I wrote a small bit of code on the Arduino to gather a snippet of sound from the microphone, run an FFT analysis on it, and just print the result. I held the circuit near Miramar while also watching the Abelton graph on my laptop, and tried to see if I could find some correspondence between the two. The Abelton FFT offers WAY more buckets (because my latop is way more powerful than the Arduino); the Uno board only really had enough memory for about 32 buckets, which was a far coarser resolution. Nevertheless, when I held the board near Miramar when she cried, I could see some similar spiking:
The above image is sort of like a lower-resolution version of the Abelton graph above, turned on its side. At the top are low-frequency sounds; at the bottom are high frequencies. While way more coarse, I could still see a unique enough spike to reassure me that this path was promising.
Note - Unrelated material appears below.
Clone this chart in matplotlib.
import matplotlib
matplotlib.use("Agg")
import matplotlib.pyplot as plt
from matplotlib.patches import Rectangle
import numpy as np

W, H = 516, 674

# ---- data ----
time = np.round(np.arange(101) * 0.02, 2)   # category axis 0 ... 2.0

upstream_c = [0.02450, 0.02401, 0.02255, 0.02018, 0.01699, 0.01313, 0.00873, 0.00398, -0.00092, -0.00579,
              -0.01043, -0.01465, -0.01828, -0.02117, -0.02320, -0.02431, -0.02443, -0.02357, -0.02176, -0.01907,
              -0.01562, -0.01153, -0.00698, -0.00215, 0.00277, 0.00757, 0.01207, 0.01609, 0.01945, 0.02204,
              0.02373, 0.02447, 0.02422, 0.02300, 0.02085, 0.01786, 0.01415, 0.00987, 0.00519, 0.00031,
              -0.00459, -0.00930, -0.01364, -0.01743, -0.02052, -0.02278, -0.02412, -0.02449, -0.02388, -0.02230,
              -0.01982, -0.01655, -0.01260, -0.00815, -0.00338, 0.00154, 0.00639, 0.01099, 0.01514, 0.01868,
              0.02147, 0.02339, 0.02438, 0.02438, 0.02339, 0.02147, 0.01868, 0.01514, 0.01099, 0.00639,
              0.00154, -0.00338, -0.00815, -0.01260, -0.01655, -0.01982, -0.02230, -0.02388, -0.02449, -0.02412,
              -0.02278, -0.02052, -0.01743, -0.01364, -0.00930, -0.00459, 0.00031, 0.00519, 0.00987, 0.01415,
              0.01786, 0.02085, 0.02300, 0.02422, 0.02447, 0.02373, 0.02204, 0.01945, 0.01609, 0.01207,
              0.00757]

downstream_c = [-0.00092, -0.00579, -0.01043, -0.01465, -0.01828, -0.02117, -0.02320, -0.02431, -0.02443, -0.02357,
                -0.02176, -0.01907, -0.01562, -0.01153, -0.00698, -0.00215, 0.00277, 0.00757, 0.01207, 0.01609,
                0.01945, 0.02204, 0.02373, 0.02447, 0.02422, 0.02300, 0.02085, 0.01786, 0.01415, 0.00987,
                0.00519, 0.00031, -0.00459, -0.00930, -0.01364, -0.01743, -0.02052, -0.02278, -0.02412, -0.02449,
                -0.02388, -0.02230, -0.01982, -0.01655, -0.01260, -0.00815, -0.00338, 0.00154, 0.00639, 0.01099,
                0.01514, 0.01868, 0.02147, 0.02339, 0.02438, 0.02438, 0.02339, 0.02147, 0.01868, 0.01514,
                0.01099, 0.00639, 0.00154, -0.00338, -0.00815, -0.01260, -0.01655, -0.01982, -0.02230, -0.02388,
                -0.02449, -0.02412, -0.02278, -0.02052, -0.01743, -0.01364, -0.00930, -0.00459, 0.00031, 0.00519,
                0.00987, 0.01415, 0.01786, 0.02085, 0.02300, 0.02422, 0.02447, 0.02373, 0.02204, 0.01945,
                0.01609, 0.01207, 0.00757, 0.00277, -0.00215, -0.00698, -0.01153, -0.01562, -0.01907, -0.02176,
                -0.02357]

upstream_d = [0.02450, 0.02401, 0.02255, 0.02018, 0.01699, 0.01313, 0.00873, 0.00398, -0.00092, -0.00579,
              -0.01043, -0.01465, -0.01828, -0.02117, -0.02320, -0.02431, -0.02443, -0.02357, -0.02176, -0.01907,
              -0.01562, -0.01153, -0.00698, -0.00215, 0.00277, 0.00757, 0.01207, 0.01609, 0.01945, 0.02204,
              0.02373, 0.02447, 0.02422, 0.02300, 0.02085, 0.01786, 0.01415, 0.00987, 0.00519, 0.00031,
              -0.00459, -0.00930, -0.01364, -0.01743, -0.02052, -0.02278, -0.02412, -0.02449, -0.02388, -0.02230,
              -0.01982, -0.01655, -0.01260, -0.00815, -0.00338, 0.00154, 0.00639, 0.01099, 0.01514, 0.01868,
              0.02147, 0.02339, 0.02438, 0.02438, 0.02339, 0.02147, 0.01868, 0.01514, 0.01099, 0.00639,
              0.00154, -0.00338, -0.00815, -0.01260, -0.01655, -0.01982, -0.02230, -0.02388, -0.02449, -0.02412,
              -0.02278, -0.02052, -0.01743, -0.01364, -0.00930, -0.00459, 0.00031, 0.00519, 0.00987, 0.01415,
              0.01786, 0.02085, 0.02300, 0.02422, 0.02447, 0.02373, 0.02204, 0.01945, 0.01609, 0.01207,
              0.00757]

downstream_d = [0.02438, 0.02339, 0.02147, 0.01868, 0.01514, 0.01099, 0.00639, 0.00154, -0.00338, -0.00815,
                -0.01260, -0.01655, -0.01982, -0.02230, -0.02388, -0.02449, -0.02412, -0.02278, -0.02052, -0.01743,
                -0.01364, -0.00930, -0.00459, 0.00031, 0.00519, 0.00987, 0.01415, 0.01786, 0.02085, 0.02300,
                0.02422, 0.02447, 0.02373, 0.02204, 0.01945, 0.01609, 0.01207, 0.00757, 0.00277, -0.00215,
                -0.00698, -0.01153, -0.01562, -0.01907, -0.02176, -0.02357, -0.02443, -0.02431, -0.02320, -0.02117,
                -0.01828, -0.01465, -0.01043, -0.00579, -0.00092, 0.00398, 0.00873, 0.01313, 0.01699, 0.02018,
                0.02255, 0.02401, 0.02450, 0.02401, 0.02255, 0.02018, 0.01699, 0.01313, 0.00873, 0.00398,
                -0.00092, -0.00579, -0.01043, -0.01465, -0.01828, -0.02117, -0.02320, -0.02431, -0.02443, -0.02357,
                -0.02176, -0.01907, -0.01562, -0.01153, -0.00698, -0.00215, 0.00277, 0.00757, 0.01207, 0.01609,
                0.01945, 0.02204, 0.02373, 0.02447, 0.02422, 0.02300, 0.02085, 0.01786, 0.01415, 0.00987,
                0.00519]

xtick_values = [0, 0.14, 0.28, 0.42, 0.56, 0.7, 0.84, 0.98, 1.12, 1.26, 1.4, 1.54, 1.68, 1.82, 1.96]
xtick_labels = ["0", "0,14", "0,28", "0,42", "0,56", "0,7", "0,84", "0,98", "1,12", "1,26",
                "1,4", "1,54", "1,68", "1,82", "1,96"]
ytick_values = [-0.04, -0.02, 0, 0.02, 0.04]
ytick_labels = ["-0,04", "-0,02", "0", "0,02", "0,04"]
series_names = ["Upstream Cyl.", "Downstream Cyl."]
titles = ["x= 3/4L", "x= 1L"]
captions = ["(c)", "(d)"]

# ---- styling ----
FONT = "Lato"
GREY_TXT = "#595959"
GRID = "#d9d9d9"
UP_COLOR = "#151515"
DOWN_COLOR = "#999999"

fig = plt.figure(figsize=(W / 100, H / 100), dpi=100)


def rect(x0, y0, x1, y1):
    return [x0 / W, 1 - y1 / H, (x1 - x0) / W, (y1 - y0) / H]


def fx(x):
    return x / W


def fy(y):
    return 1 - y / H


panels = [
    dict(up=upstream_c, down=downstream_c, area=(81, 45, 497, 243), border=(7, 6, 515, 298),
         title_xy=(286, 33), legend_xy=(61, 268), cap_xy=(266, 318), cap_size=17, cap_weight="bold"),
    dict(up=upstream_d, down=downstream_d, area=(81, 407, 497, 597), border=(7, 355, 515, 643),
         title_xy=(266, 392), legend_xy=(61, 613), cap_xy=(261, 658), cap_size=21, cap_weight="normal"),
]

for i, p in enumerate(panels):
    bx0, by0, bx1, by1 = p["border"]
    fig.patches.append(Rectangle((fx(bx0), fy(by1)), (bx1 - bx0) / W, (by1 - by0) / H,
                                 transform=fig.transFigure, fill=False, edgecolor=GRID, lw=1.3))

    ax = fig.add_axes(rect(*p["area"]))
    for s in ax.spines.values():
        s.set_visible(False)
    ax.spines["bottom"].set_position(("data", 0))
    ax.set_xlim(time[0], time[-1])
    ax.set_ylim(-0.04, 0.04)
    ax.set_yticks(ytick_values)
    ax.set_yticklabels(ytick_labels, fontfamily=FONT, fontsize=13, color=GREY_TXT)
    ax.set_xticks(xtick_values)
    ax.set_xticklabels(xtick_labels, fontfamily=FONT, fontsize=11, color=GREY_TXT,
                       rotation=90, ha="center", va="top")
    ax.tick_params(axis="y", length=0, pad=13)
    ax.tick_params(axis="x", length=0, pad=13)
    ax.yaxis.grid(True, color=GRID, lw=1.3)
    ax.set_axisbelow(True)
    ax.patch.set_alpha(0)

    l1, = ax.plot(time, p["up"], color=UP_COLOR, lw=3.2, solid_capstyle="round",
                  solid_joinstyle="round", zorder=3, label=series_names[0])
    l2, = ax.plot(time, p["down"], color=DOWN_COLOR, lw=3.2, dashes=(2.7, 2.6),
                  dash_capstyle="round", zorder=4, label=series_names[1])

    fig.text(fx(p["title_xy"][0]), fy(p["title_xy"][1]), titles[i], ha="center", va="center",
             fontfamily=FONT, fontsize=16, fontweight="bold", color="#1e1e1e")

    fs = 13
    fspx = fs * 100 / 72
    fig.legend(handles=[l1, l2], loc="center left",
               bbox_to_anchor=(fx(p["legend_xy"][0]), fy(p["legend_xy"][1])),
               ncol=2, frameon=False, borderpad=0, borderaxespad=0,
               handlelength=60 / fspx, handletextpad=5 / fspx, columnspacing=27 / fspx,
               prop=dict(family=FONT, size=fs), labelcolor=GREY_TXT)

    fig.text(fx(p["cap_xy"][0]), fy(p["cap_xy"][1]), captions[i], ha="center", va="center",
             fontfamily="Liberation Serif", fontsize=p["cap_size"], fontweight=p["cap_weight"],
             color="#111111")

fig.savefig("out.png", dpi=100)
Miramar’s cry fluctuates a bit. It’s a little like pressing your fingerprint onto a surface; while it’s always your fingerprint, it changes slightly based on angle of attack, how hard you press, how oily your finger is, etc. Miramar’s cry similarly fluctuates based on her breathing, whether she’s on her side or her back, etc. So I needed to come up with some sort of “average cry” fingerprint for her.
I wrote another program for the Uno that would listen to her cry, but would throw out ‘silences’ (samples where her primary buckets went low, which was when she breathed in between cries), and average the result. This is Terrific Parenting 101: get excited when your kid cries, sit next to them with a laptop tethered to a mess of cables and electronics circuitry, DO NOT attempt to comfort them or your data is invalidated. But in the end:
Totes worth it. I had a pretty decent ‘vocal fingerprint’ for Miramar.
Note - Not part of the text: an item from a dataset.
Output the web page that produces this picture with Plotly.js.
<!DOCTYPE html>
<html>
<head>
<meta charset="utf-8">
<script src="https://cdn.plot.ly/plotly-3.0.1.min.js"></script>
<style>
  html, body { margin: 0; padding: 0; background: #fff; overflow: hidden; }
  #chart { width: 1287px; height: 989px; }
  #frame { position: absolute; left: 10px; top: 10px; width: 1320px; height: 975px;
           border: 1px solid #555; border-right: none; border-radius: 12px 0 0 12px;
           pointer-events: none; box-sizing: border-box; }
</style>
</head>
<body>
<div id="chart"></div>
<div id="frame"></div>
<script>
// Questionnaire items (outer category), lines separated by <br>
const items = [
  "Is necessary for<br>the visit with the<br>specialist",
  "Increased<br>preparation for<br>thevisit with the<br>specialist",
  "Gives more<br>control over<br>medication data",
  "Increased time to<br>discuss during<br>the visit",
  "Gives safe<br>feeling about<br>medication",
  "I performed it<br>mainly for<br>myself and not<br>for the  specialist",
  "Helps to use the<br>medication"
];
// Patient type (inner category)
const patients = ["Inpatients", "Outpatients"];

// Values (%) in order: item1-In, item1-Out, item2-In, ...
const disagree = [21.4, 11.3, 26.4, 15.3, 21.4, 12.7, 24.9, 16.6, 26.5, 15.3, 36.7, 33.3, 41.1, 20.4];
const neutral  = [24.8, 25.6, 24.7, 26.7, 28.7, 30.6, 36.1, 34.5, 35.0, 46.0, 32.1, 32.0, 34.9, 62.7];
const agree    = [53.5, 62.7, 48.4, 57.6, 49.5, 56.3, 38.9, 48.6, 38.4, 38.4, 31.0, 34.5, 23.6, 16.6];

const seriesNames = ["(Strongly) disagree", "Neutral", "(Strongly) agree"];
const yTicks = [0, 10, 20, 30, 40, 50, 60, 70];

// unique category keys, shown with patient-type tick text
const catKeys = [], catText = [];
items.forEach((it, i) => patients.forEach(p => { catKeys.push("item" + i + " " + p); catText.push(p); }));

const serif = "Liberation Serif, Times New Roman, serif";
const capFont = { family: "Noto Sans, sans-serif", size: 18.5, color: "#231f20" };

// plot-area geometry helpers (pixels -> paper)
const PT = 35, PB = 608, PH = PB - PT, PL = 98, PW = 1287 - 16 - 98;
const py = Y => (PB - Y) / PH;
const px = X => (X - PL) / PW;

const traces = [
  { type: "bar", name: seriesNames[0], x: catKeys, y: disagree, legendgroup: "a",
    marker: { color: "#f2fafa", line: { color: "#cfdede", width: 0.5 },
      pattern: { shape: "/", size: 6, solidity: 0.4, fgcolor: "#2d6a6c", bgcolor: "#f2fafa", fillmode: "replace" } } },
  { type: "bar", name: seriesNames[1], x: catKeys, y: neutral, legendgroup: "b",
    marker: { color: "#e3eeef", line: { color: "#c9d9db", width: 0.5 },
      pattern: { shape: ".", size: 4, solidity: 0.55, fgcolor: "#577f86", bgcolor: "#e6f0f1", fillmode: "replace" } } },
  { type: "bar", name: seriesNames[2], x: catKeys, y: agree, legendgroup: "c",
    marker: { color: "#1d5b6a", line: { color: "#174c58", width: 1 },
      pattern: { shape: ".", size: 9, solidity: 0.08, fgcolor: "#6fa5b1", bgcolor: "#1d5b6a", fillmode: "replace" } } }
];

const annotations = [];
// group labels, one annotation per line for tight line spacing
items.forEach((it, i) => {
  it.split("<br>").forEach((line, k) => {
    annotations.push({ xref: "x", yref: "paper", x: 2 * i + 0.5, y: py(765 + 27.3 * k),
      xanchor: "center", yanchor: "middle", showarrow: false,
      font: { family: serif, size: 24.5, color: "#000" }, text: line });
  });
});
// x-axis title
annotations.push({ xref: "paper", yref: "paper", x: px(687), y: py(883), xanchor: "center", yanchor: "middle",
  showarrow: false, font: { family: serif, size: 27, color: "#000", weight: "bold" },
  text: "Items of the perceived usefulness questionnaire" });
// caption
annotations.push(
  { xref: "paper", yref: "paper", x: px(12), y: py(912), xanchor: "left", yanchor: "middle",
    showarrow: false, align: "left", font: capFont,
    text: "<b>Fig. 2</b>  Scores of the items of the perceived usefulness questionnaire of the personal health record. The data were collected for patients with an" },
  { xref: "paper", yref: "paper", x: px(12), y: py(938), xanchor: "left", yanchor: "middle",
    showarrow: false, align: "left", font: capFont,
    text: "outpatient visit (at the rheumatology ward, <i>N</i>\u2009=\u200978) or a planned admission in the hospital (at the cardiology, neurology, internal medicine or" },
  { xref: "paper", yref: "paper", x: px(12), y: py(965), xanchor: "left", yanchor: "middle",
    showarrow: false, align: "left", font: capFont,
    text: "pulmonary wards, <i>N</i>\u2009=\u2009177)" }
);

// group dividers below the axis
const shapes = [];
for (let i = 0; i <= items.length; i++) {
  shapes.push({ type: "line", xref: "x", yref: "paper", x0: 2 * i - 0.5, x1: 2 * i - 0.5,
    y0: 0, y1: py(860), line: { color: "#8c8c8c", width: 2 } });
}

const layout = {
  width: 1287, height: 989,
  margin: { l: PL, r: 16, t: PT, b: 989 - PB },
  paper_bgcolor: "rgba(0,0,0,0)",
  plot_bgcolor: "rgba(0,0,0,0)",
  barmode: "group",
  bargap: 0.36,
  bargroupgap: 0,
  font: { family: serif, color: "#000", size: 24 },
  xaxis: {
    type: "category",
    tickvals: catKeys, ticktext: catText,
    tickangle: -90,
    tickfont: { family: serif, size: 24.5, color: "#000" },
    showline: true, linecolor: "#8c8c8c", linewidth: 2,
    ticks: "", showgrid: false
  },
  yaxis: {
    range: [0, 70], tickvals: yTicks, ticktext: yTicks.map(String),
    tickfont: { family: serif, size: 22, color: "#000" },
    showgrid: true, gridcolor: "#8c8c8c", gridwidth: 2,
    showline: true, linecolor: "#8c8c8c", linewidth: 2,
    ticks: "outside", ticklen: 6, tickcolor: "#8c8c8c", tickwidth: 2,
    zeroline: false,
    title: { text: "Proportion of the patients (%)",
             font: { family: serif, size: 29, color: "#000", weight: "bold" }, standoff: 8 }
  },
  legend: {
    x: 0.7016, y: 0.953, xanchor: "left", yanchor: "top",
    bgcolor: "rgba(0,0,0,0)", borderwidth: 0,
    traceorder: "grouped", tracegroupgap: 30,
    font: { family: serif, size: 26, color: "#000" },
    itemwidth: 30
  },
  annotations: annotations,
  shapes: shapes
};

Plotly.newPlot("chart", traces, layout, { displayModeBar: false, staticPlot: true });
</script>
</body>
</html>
A problem I ran into at this point was that my Arduino board could listen to audio and process the FFT, OR it could trigger lights…but it didn’t have the processing power or memory capacity to reliably do both. After a few weeks of stumbling down a path of optimizing my code, I realized that I needed to either drop down to even less FFT resolution OR explore other microprocessors that offered more memory. I had a brief adventure with the very-alluring Arduino 101 (built-in accelerometer/bluetooth, gobs of memory), but quickly ran into weird compilation problems with the board. Apparently it’s so new that people are still trying to figure out how to even make it go. I decided I didn’t want to get lost in that, and instead tried an Arduino Mega. While notably bigger in form factor, this board turned out to have plenty of memory, so much so in fact that I could request up to 64 frequency buckets with the FFT code with no problems. More = better.